La fortune dont jouissait M. Arouet procura deux grands avantages à son fils : d’abord celui d’une éducation soignée, sans laquelle le génie n’atteint jamais la hauteur où il aurait pu s’élever. Si on parcourt l’histoire moderne, on verra que tous les hommes du premier ordre, tous ceux dont les ouvrages ont approché de la perfection, n’avaient pas eu à réparer le défaut d’une première éducation.
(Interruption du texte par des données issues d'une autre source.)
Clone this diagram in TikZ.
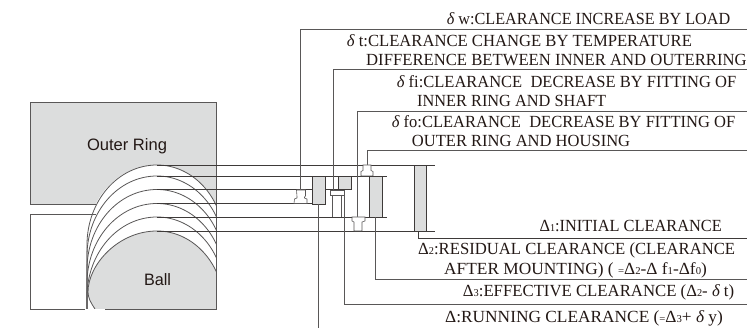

L’avantage de naître avec une fortune indépendante n’est pas moins précieux. Jamais M. de Voltaire n’éprouva le malheur d’être obligé ni de renoncer à sa liberté pour assurer sa subsistance, ni de soumettre son génie à un travail commandé par la nécessité de vivre, ni de ménager les préjugés ou les passions d’un protecteur. Ainsi son esprit ne fut point enchaîné par cette habitude de la crainte, qui non-seulement empêche de produire, mais imprime à toutes les productions un caractère d’incertitude et de faiblesse. Sa jeunesse, à l’abri des inquiétudes de la pauvreté, ne l’exposa point à contracter ou cette timidité servile que fait naître dans une âme faible le besoin habituel des autres hommes, ou cette âpreté, et cette inquiète et soupçonneuse irritabilité, suite infaillible pour les âmes fortes de l’opposition entre la dépendance à laquelle la nécessité les soumet, et la liberté que demandent les grandes pensées qui les occupent.